The enlightenment of man can come into conflict with the enlightenment of the citizen. Certain truths that are useful to men, as men, can at times be harmful to them as citizens. The following needs to be considered here. The collision can arise between the (1) essential or (2) accidental destinies of man and the (3) essential or (4) accidental destinies of citizens.
In the absence of the essential destiny of man, man sinks to the level of the beast; without the unessential destiny he is no longer good and splendid as a creature. In the absence of the essential destiny of man as citizen, the constitution of the state ceases to exist; without the unessential destiny it no longer remains the same in some ancillary relationships.
Unfortunate is the state that must confess that for it the essential destiny of man is not in harmony with the essential destiny of its citizens, in which the enlightenment that is indispensable to man cannot be disseminated through all the estates of the realm without risking the destruction of the constitution. Here philosophy lays its hand on its mouth! Here necessity may prescribe laws, or rather forge the fetters, that are applied to mankind, to force them down, and hold them under the yoke!
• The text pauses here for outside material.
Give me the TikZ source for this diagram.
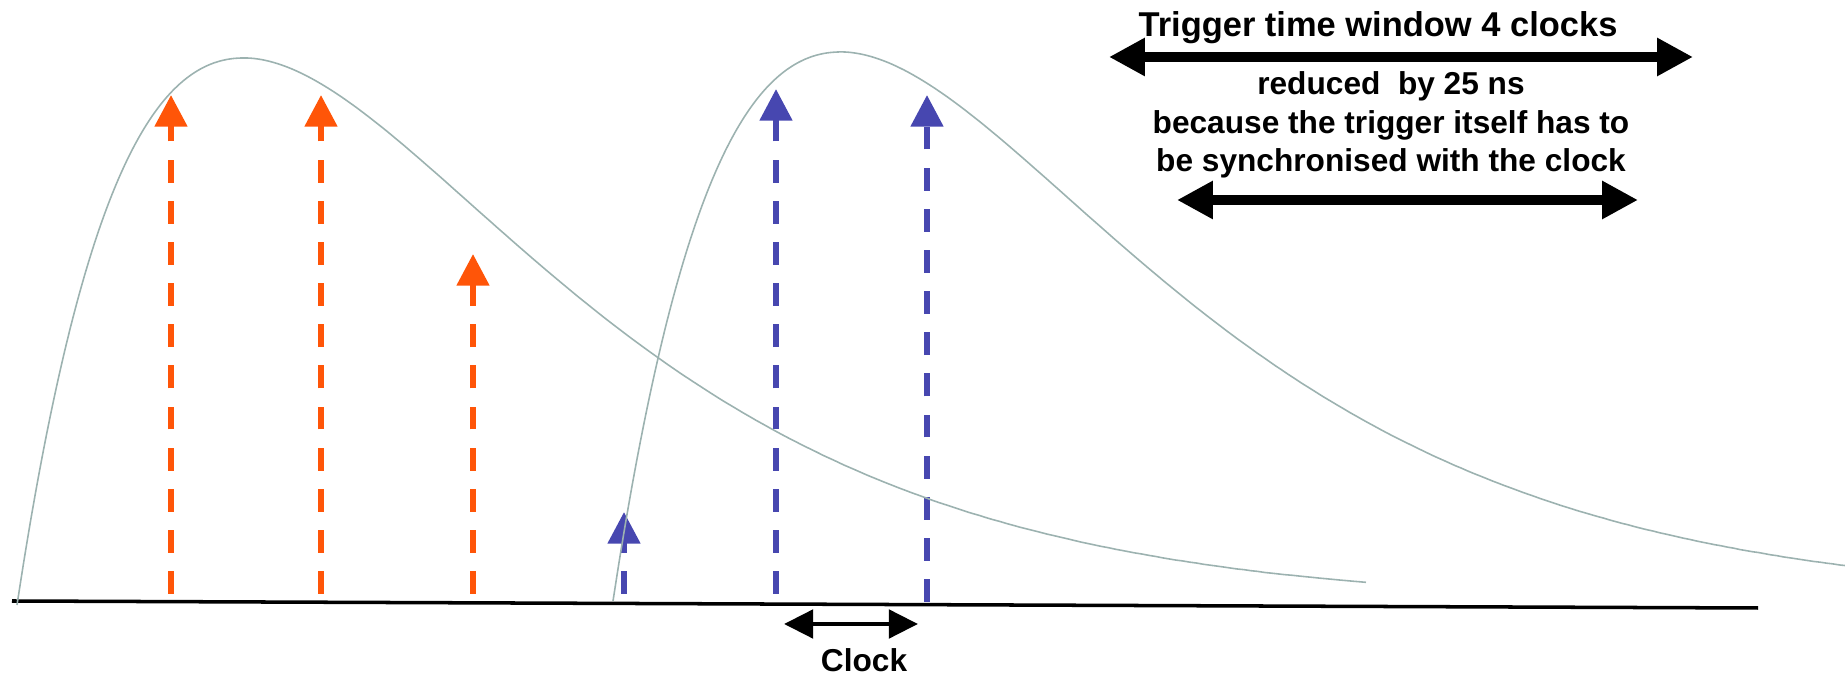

However, if the unessential destiny of man comes into conflict with the essential or unessential destiny of the citizen, rules must be established according to which exceptions are made and cases of collisions decided.
If the essential destiny of man has unfortunately been brought into conflict with his unessential destiny, if certain useful and—for mankind—adorning truths may not be disseminated without destroying prevailing religious and moral tenets, the virtue-loving bearer of enlightenment will proceed with prudence and discretion and endure prejudice rather than drive away the truth that is so closely intertwined with it. Of course, this maxim has become the bulwark of hypocrisy, and we have it to thank for so many centuries of barbarism and superstition. Whenever one has desired to apprehend the crime, it sought refuge in the sanctuary. Nevertheless, the friend of mankind must defer to these considerations, even in the most enlightened times. It is difficult, but not impossible, to find the boundary that separates use from misuse.
The more noble a thing is in its perfection, says a Hebrew writer, the more ghastly it is in its decay. A rotted piece of wood is not as ugly as a decayed flower; and this is not as disgusting as a decomposed animal; and this, again, is not as gruesome as man in his decay. So it is also with culture and enlightenment. The more noble in their bloom, the more hideous in their decay and destruction.
The misuse of enlightenment weakens the moral sentiment and leads to hard- heartedness, egoism, irreligion, and anarchy. Misuse of culture produces luxury, hypocrisy, weakness, superstition, and slavery.